I was reporting in a flat tone, like it was just one of those everyday happenings in the ‘hood’.

‘When we got to the hospital they just burst in through the doors and people jumped out of the way until they got Johnny in to the 'Total Emergency Ward' and I went home in a police car.....again.'

Her eyes were wide and she was hungry for more detail, so I thought it only right to feed her some.

‘And the driver must have been really really dodgy…’

‘Why?’ she leaned forward and I caught the scent of shampoo from her hair..

‘Well, he got out of his big sports car and just, like, RAN! 
Quite an old guy, at least thirty. But he couldn’t half move….
and, yeah, I’m sure he threw something while he was running....
Think it might have been a gun….’

At this point, I got up and walked away with my best approximation of an inner city swagger.

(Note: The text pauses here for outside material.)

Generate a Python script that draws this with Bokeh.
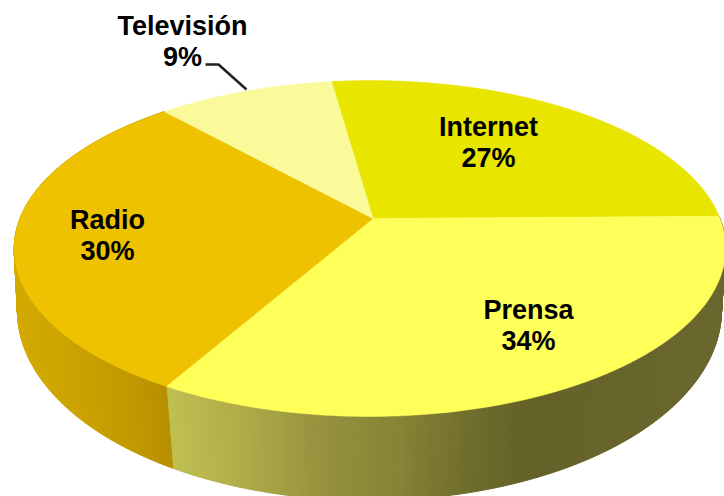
import numpy as np
from bokeh.plotting import figure
from bokeh.models import Range1d, ColumnDataSource
from bokeh.core.properties import value
from bokeh.embed import file_html
from bokeh.resources import INLINE

# Data
categories = ["Internet", "Prensa", "Radio", "Televisión"]
shares = [27.0, 33.5, 30.0, 9.5]
pct_labels = ["27%", "34%", "30%", "9%"]
top_colors = ["#E8E500", "#FFFF5A", "#EEC200", "#FBFA9B"]

# Style / layout
START_DEG = -8.0
WALL_STOPS = {
    "Radio": ([14, 60, 120, 171], [(210, 170, 0), (205, 165, 0), (195, 155, 0), (182, 142, 0)]),
    "Prensa": ([166, 240, 320, 400, 470, 525, 724],
               [(192, 192, 82), (176, 172, 72), (150, 146, 62), (134, 132, 54), (112, 110, 44), (100, 98, 40), (106, 104, 46)]),
}
LABEL_POS = {"Internet": (488, 126, 157), "Prensa": (528, 309, 340), "Radio": (107, 219, 250), "Televisión": (182, 25, 56)}
FONT = value("Liberation Sans")
FS = "27px"
LEADER_X = [205, 218, 246]
LEADER_Y = [64, 64, 89]


def project(theta, x0, y0, A, B, t, r):
    u, v = np.sin(theta), np.cos(theta)
    d = 1 + t * v + r * u
    return x0 + A * u / d, y0 - B * v / d


TOP = dict(x0=372.5, y0=218, A=350, B=162.6, t=0.1786, r=0.0086)
BOT = dict(x0=372, y0=281.5, A=348, B=185.7, t=0.15, r=0.0086)

p = figure(width=724, height=496, x_range=Range1d(0, 724), y_range=Range1d(496, 0),
           output_backend="svg", toolbar_location=None, min_border=0,
           outline_line_color=None, background_fill_color="white")
p.axis.visible = False
p.grid.visible = False

edges = START_DEG + 360 * np.concatenate([[0], np.cumsum(shares)]) / sum(shares)

# Side wall, drawn as thin shaded quads
xs, ys, cs = [], [], []
for name, a0, a1 in zip(categories, edges[:-1], edges[1:]):
    if name not in WALL_STOPS:
        continue
    sx, sc = WALL_STOPS[name]
    sc = np.array(sc, float)
    angs = np.radians(np.arange(a0, a1 + 0.6, 0.6))
    angs[-1] = min(angs[-1], np.radians(a1))
    tx, ty = project(angs, **TOP)
    bx, by = project(angs, **BOT)
    for i in range(len(angs) - 1):
        xs.append([tx[i], tx[i + 1], bx[i + 1], bx[i]])
        ys.append([ty[i], ty[i + 1], by[i + 1], by[i]])
        mx = (tx[i] + tx[i + 1]) / 2
        col = [int(np.interp(mx, sx, sc[:, k])) for k in range(3)]
        cs.append("#%02x%02x%02x" % tuple(col))
p.patches(xs, ys, fill_color=cs, line_color=cs, line_width=1)

# Top surface
for a0, a1, col in zip(edges[:-1], edges[1:], top_colors):
    angs = np.radians(np.linspace(a0, a1, 120))
    x, y = project(angs, **TOP)
    p.patch(np.r_[TOP["x0"], x], np.r_[TOP["y0"], y], fill_color=col, line_color=col, line_width=0.5)

# Leader
p.line(LEADER_X, LEADER_Y, line_color="#222222", line_width=2.5)

# Labels
src = ColumnDataSource(dict(
    x=[LABEL_POS[c][0] for c in categories] * 2,
    y=[LABEL_POS[c][1] for c in categories] + [LABEL_POS[c][2] for c in categories],
    t=categories + pct_labels,
))
p.text("x", "y", "t", source=src, text_font=FONT, text_font_style="bold", text_font_size=FS,
       text_color="black", text_align="center", text_baseline="middle")

open("out.html", "w").write(file_html(p, INLINE))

Johnny came back to school on crutches with the biggest plaster-cast any of us had ever seen. I rehearsed him on my enhanced version of the story and we were the talk of the yard - for about a week. 

Everybody signed his cast - even some of the teachers.  Some of our teachers were nuns. I don't think any of the nuns signed the cast. That was a shame. That would have created a photo opportunity worthy of a quirky 'Get Well Soon' card.

I think Johnny got a taste for the attention. I remember he suffered at least two more broken limbs while at school - one of which was an arm broken in the still spinning drum of a spin drier. I still don't quite understand how he achieved that, but the girls didn't ask too many questions - they just queued up to sign his cast.